Biased coin with a $3/4$ chance to land on the side it was before the flip Consider a hypothetical coin (with two sides: heads and tails) that has a $3/4$ probability of landing on the side it was before the flip (meaning, if I flip it starting heads-up, then it will have an only $1/4$ probability of landing tails-up). If it begins on heads, what is the probability that it is on tails after 10 flips? What about 100 flips? Assume that each flip starts on the same side as it landed on the previous flip.
Note: this is not a homework problem, just something I thought up myself.
 A: Let $p_n$ be the probability the coin is on tails after $n$ flips. Note that $p_0=0$. 
The coin can be on tails after $n+1$ flips in two different ways: (i) it was  on tails after $n$ flips, and the next result was a tail or (ii) it was on heads after $n$ flips, and the next result was a tail. 
The probability of (i) is $(3/4)p_n$ and the probability of (ii) is $(1/4)(1-p_n)$. Thus
$$p_{n+1}=\frac{1}{4}+\frac{1}{2}p_n.\tag{1}$$
Solve this recurrence relation. The general solution of the homogeneous recurrence $p_{n+1}=\frac{1}{2}p_n$ is $A\cdot \frac{1}{2^n}$. A particular solution of the recurrence (1) is $\frac{1}{2}$. So the general solution of the recurrence (1) is
$$p_{n}=A\cdot \frac{1}{2^n}+\frac{1}{2}.$$
Set $p_0=0$ to find $A$. We find that $p_n=\frac{1}{2}-\frac{1}{2^{n+1}}$.
A: If you mean that $\Pr(H_i|H_{i-1}) = \Pr(T_i|T_{i-1}) = 3/4$ for all $i$, then this is a two-state homogeneous Markov chain.  The transition matrix is
$$
P = \begin{pmatrix}
3/4 & 1/4 \\
1/4 & 3/4
\end{pmatrix}.
$$
This should get you started....
I'd comment but I don't have the rep, strangely you require 50.
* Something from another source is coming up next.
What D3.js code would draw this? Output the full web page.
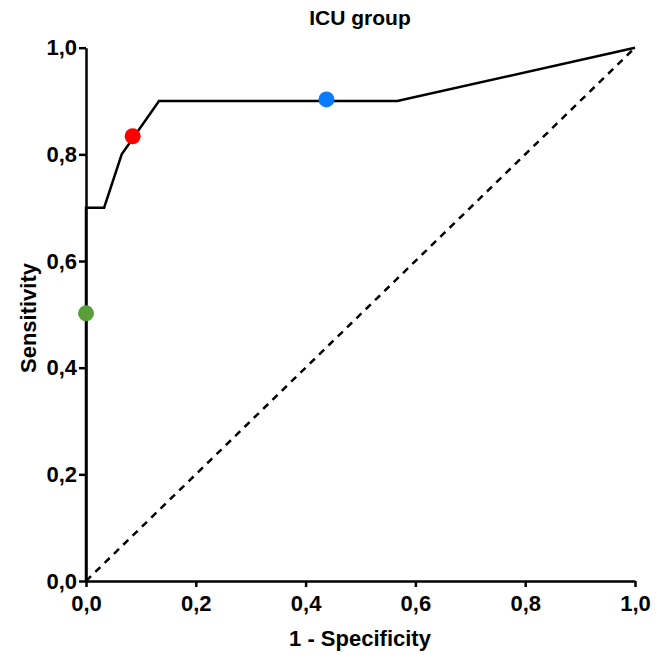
<!DOCTYPE html>
<html><head><meta charset="utf-8">
<script src="https://cdn.jsdelivr.net/npm/d3@7"></script>
<style>body{margin:0;background:#fff}svg{display:block}text{font-family:"Liberation Sans",Arial,sans-serif;font-weight:bold}</style>
</head><body>
<script>
const title = "ICU group";
const xLabel = "1 - Specificity";
const yLabel = "Sensitivity";
const rocFpr = [0, 0, 0.033, 0.065, 0.133, 0.567, 1.0];
const rocTpr = [0, 0.7, 0.7, 0.8, 0.9, 0.9, 1.0];
const markX = [0.085, 0.438, 0.0];
const markY = [0.834, 0.903, 0.502];
const markColors = ["#ff0000", "#0a7bff", "#5a9e3a"];
const tickValues = [0, 0.2, 0.4, 0.6, 0.8, 1.0];

const W = 664, H = 655;
const svg = d3.select("body").append("svg").attr("width", W).attr("height", H);
const x = d3.scaleLinear().domain([0, 1]).range([86, 635]);
const y = d3.scaleLinear().domain([0, 1]).range([581, 47.7]);
const fmt = d => d3.format(".1f")(d).replace(".", ",");

// diagonal
svg.append("line").attr("x1", x(0)).attr("y1", y(0)).attr("x2", x(1)).attr("y2", y(1))
  .attr("stroke", "#000").attr("stroke-width", 2.5).attr("stroke-dasharray", "7,6");

// axes
const xa = svg.append("g").attr("transform", `translate(0,${y(0)})`)
  .call(d3.axisBottom(x).tickValues(tickValues).tickFormat(fmt).tickSize(6).tickSizeOuter(0).tickPadding(8));
const ya = svg.append("g").attr("transform", `translate(${x(0)},0)`)
  .call(d3.axisLeft(y).tickValues(tickValues).tickFormat(fmt).tickSize(7).tickSizeOuter(0).tickPadding(2));
[xa, ya].forEach(g => {
  g.select(".domain").attr("stroke", "#000").attr("stroke-width", 2.5);
  g.selectAll(".tick line").attr("stroke", "#000").attr("stroke-width", 2.5);
  g.selectAll(".tick text").attr("fill", "#000").style("font-size", "22px").style("font-family", "'Liberation Sans',Arial,sans-serif").style("font-weight", "bold");
});

// roc curve
const pts = rocFpr.map((f, i) => [f, rocTpr[i]]);
svg.append("path").datum(pts)
  .attr("d", d3.line().x(d => x(d[0])).y(d => y(d[1])))
  .attr("fill", "none").attr("stroke", "#000").attr("stroke-width", 2.5).attr("stroke-linejoin", "miter");

// marks
svg.selectAll("circle.m").data(markX).join("circle").attr("class", "m")
  .attr("cx", d => x(d)).attr("cy", (d, i) => y(markY[i])).attr("r", 8)
  .attr("fill", (d, i) => markColors[i]);

// titles
svg.append("text").attr("x", 360).attr("y", 25).attr("text-anchor", "middle").style("font-size", "21px").text(title);
svg.append("text").attr("x", 360).attr("y", 646).attr("text-anchor", "middle").style("font-size", "22px").text(xLabel);
svg.append("text").attr("transform", "translate(36,318) rotate(-90)").attr("text-anchor", "middle").style("font-size", "22px").text(yLabel);
</script>
</body></html>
Also, with regards to the bias in a coin flip, it's a paper by Diaconis:
http://statweb.stanford.edu/~susan/papers/headswithJ.pdf
A: Let $p_n$ be the probability that the coin is heads up after $n$ tosses.  Then $p_0=1$ since it starts on heads, and
$$p_n=\frac34p_{n-1}+\frac14(1-p_{n-1})$$
which simplifies to
$$\left(p_n-\frac12\right)=\frac12\left(p_{n-1}-\frac12\right)\ .$$
Iterating,
$$p_n-\frac12=\Bigl(\frac12\Bigr)^{n+1}$$
so
$$p_n=\frac12+\Bigl(\frac12\Bigr)^{n+1}\ .$$
A: Another way of looking at it is to imagine that you toss two fair coins each time, using the second coin to choose between the first coin and the previous (originally heads). If the second coin always chooses the previous result then you end up with heads, while if at any point the second coin chooses the first coin then as this is fair the end result will have equal probability of being heads or tails. The chances of the latter being $1-\frac1{2^n}$, the chance of the final result being tails is therefore half of that.
A: $p_n(\text{heads}) = \frac 3 4p_{n-1}(\text{heads}) + \frac 1 4 (1 - p_{n-1}(\text{heads}))$
$p_n(\text{heads}) = \frac 1 4 + \frac 1 2p_{n-1}(\text{heads})$
$p_1(\text{heads}) = \frac 3 4$

Everyone else beat me too it. Was still writing the recurrence relation. :\

A: Any solution with the words "heads" and "tails" is doing extra work.
We want the chance of an odd number of reversals, each with probability $p=1/4$, to happen in $n$ independent trials.   The coin briefly remembers its current state but not whether that state was reached by reversing on the previous trial.  This makes the reversals independent of each other.
From the binomial theorem that probability is  $$\frac{((1-p)+p)^n - ((1-p) - p)^n)}{2} = \frac{1}{2} - \frac{(1 - 2p)^n}{2}$$ which is consistent with the other solutions and shows that the 
$(1/2)^{n}$ exponential decay of the "memory" is really a power of $(1-2p)$.